Cyrille BRET : quels sont les enjeux régionaux de la Russie en Asie centrale, dans le Caucase et en Europe orientale? Va-t-on vers une baisse des tensions ou vers une exacerbation de la concurrence entre grandes puissances?

David TEURTRIE : à l’instar de l’exemple biélorusse, la concurrence directe ou indirecte entre la Russie et les puissances occidentales se poursuit en Europe orientale et dans le Caucase. Ainsi, alors que l’UE décidait d’octroyer 100 millions d’euros de ligne de crédit à la Moldavie pour faire face à la crise, Moscou renchérissait en offrant 200 millions d’euros. Cette aide russe, demandée par Igor Dodon, le président moldave « pro-russe », a été bloquée par le conseil constitutionnel moldave contrôlé par l’opposition pro-occidentale. Cet épisode illustre à la fois la poursuite des logiques de concurrence géopolitique, mais aussi le caractère clivant de la relation à Moscou dans la région. Plus inattendu, compte tenu du partenariat stratégique entre les deux pays, la presse russe se fait l’écho d’une concurrence accrue entre Pékin et Moscou en Asie centrale. C’est ainsi que le renforcement récent de la base aérienne russe au Kirghizstan a pu être présenté par comme une réponse à l’activisme chinois dans la région. Dans le même temps, les corridors eurasiatiques dits des « nouvelles routes de la soie » sont un des rares projets qui renforcent les liens entre l’Union européenne, l’Union eurasiatique et la Chine. Le transit de marchandises par voie ferroviaire Chine-Kazakhstan-Russie-Biélorussie-UE a même poursuivi sa forte croissance pendant la crise du coronavirus, permettant de transporter rapidement du matériel médical et se substituant en partie à certaines liaisons routières ou maritimes désorganisées par les mesures de confinement. Le caractère quasiment incontournable de la Russie dans le fonctionnement de ces liaisons Chine-Europe est de facto un nouvel atout géopolitique dans les relations de celle-ci avec ses voisins occidentaux.

« La concurrence directe ou indirecte entre la Russie et les puissances occidentales se poursuit en Europe orientale et dans le Caucase »

David TEURTRIE

Cyrille BRET : qu’en est-il de la situation dans l’espace pontique ? La mer Noire est-elle devenue un « lac russe »? L’activisme de la Turquie en Méditerranée orientale se ressent-il en Mer Noire?

David TEURTRIE : en mer Noire, les logiques de concurrence voire d’affrontement se poursuivent sur fond de conflit ukrainien.

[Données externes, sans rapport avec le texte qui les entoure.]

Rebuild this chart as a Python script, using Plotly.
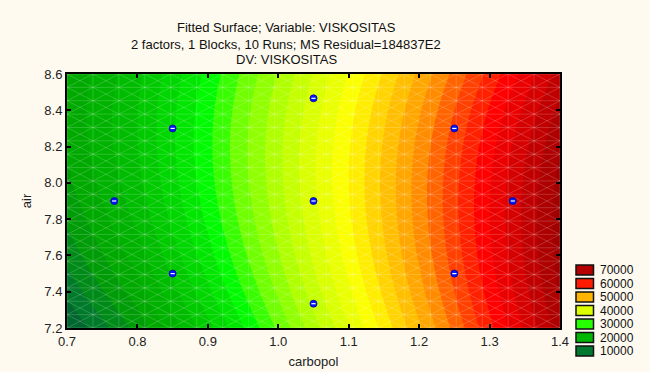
import numpy as np
import plotly.graph_objects as go

# ---------------- data ----------------
carbopol_grid = [0.7, 0.8, 0.9, 1.0, 1.1, 1.2, 1.3, 1.4]
air_grid = [7.2, 7.4, 7.6, 7.8, 8.0, 8.2, 8.4, 8.6]
viskositas_grid = [
    [6950, 13700, 22350, 31400, 40850, 50700, 60460, 70110],
    [9560, 16090, 24530, 33360, 42600, 52230, 61770, 71220],
    [11700, 18010, 26230, 34850, 43870, 53290, 62620, 71840],
    [13360, 19460, 27460, 35860, 44670, 53870, 62980, 71990],
    [14550, 20430, 28220, 36400, 44990, 53980, 62870, 71670],
    [15260, 20930, 28500, 36470, 44840, 53620, 62290, 70870],
    [15500, 20950, 28300, 36060, 44220, 52770, 61230, 69600],
    [15260, 20500, 27630, 35170, 43110, 51460, 59700, 67850],
]
run_carbopol = [0.767, 0.85, 0.85, 1.05, 1.05, 1.05, 1.25, 1.25, 1.333]
run_air = [7.9, 8.3, 7.5, 8.466, 7.9, 7.334, 8.3, 7.5, 7.9]

legend_levels = [70000, 60000, 50000, 40000, 30000, 20000, 10000]
legend_colors = ["#B40000", "#FF1A00", "#FFB400", "#DCFF00", "#26FF00", "#00B800", "#00782E"]

x_ticks = [0.7, 0.8, 0.9, 1.0, 1.1, 1.2, 1.3, 1.4]
y_ticks = [7.2, 7.4, 7.6, 7.8, 8.0, 8.2, 8.4, 8.6]

title_lines = ["Fitted Surface; Variable: VISKOSITAS",
               "2 factors, 1 Blocks, 10 Runs; MS Residual=184837E2",
               "DV: VISKOSITAS"]

# colour ramp of the surface (value, colour)
ramp = [
    (0, "#004A2E"), (7000, "#005E30"), (10000, "#007A2A"), (15000, "#00A400"),
    (20000, "#00BC00"), (25000, "#00DC00"), (28000, "#00FA00"), (32000, "#70FF00"),
    (36000, "#B0FF00"), (40000, "#DAFF00"), (44500, "#FFFF00"), (48000, "#FFD400"),
    (51000, "#FFB400"), (54000, "#FF8C00"), (57000, "#FF5000"), (60000, "#FF2000"),
    (62000, "#FF0000"), (65000, "#E00000"), (68000, "#C00000"), (71000, "#A40000"),
    (80000, "#780000"),
]
ZMAX = 80000
colorscale = [[v / ZMAX, c] for v, c in ramp]

FONT = "Liberation Sans, Arial, sans-serif"
W, H = 650, 372
L, R, T, B = 67, 90, 74, 44
PW, PH = W - L - R, H - T - B


def px_x(px):
    return (px - L) / PW


def px_y(py):
    return (H - B - py) / PH


fig = go.Figure()

fig.add_trace(go.Contour(
    x=carbopol_grid, y=air_grid, z=viskositas_grid,
    colorscale=colorscale, zmin=0, zmax=ZMAX, showscale=False,
    contours=dict(start=1000, end=79000, size=2000, coloring="fill"),
    line=dict(width=0, smoothing=1.0),
    hoverinfo="skip",
))

# faint triangular rendering mesh of the surface
nx, ny = 19, 19
x0, x1 = x_ticks[0], x_ticks[-1]
y0, y1 = y_ticks[0], y_ticks[-1]
gx = np.linspace(x0, x1, nx + 1)
gy = np.linspace(y0, y1, ny + 1)
mx, my = [], []
for yy in gy:
    mx += [x0, x1, None]; my += [yy, yy, None]
for xx in gx:
    mx += [xx, xx, None]; my += [y0, y1, None]
for k in range(-ny, nx + 1):
    pts = [(i, i - k) for i in range(nx + 1) if 0 <= i - k <= ny]
    if len(pts) > 1:
        mx += [gx[pts[0][0]], gx[pts[-1][0]], None]
        my += [gy[pts[0][1]], gy[pts[-1][1]], None]
for k in range(0, nx + ny + 1):
    pts = [(i, k - i) for i in range(nx + 1) if 0 <= k - i <= ny]
    if len(pts) > 1:
        mx += [gx[pts[0][0]], gx[pts[-1][0]], None]
        my += [gy[pts[0][1]], gy[pts[-1][1]], None]
fig.add_trace(go.Scatter(x=mx, y=my, mode="lines",
                         line=dict(color="rgba(255,255,255,0.18)", width=1),
                         hoverinfo="skip", showlegend=False))

# design points
fig.add_trace(go.Scatter(x=run_carbopol, y=run_air, mode="markers",
                         marker=dict(size=7, color="#0018FF",
                                     line=dict(color="#00009A", width=0.8)),
                         showlegend=False, hoverinfo="skip"))
fig.add_trace(go.Scatter(x=run_carbopol, y=run_air, mode="markers",
                         marker=dict(size=3, symbol="line-ew",
                                     line=dict(color="white", width=1.2)),
                         showlegend=False, hoverinfo="skip"))

annotations = []
shapes = []
for i, t in enumerate(title_lines):
    annotations.append(dict(text=t, x=px_x(286), y=px_y([27, 44.5, 59.5][i]),
                            xref="paper", yref="paper", xanchor="center",
                            yanchor="middle", showarrow=False, borderpad=0,
                            font=dict(family=FONT, size=13, color="#111")))

# legend
for i, (lv, col) in enumerate(zip(legend_levels, legend_colors)):
    cy = 270 + i * 13.5
    shapes.append(dict(type="rect", xref="paper", yref="paper",
                       x0=px_x(576), x1=px_x(593.5),
                       y0=px_y(cy + 5), y1=px_y(cy - 5),
                       fillcolor=col, line=dict(color="#111", width=1.5)))
    annotations.append(dict(text=str(lv), x=px_x(599), y=px_y(cy),
                            xref="paper", yref="paper", xanchor="left",
                            yanchor="middle", showarrow=False, borderpad=0,
                            font=dict(family=FONT, size=12, color="#111")))

axis_common = dict(showline=True, linecolor="#000", linewidth=2, mirror="ticks",
                   ticks="inside", ticklen=4, tickwidth=1.5, tickcolor="#000",
                   showgrid=False, zeroline=False, automargin=False,
                   tickfont=dict(family=FONT, size=13, color="#222"))

fig.update_layout(
    width=W, height=H,
    margin=dict(l=L, r=R, t=T, b=B, autoexpand=False),
    paper_bgcolor="#FEFAF0", plot_bgcolor="#FEFAF0",
    showlegend=False,
    xaxis=dict(range=[x0, x1], tickvals=x_ticks, tickformat=".1f",
               title=dict(text="carbopol", standoff=9,
                          font=dict(family=FONT, size=13, color="#222")),
               **axis_common),
    yaxis=dict(range=[y0, y1], tickvals=y_ticks, tickformat=".1f",
               title=dict(text="air", standoff=10,
                          font=dict(family=FONT, size=13, color="#222")),
               **axis_common),
    annotations=annotations, shapes=shapes,
)

fig.write_html("out.html")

La situation géopolitique de la mer Noire est marquée par l’opposition entre la Russie et les pays de l’OTAN et par la multiplication des conflits séparatistes sur son pourtour. On compte désormais cinq républiques séparatistes soutenues par la Russie dans la région pontique : Transnistrie en Moldavie, républiques populaires de Donetsk et Lougansk en Ukraine, Abkhazie et Ossétie du Sud en Géorgie, ces dernières étant les seules à avoir été reconnues par Moscou en tant qu’Etats indépendants.

L’expression de « lac russe » peut s’appliquer à la mer d’Azov, surtout depuis la construction du pont de Crimée. Elle n’est pas appropriée dans le cas de la mer Noire dans la mesure où Moscou y fait face à trois membres de l’OTAN (Roumanie, Bulgarie et Turquie) ainsi qu’à deux pays avec lesquels elle est en conflit (Ukraine et Géorgie) tandis que les Etats-Unis y ont augmenté leur empreinte militaire, y compris ces derniers mois. Néanmoins, le contrôle de la Crimée donne indubitablement à Moscou un avantage majeur d’autant que la flotte de la mer Noire basée à Sébastopol continue de bénéficier d’investissements importants. De fait, Moscou renforce le potentiel militaire de la Crimée face aux installations américaines dans les Balkans et vise non seulement « la suprématie navale en mer Noire » selon l’expression d’Igor Delanoë mais s’appuie également sur la flotte de la mer Noire pour projeter ses forces en Méditerranée et au Moyen-Orient.

Quant à la Turquie, son activisme en Méditerranée, en lien notamment avec les tensions autour de Chypre et son implication dans le conflit libyen, accapare une partie importante de ses forces navales. De plus, elle s’efforce de ne pas heurter de front les intérêts russes dans l’espace pontique. Aussi, Ankara semble plutôt compter sur l’OTAN et les Etats-Unis pour contenir les ambitions russes en mer Noire. La période de crise actuelle a confirmé que la relation russo-turque s’impose comme un facteur majeur de la géopolitique euro-méditerranéenne.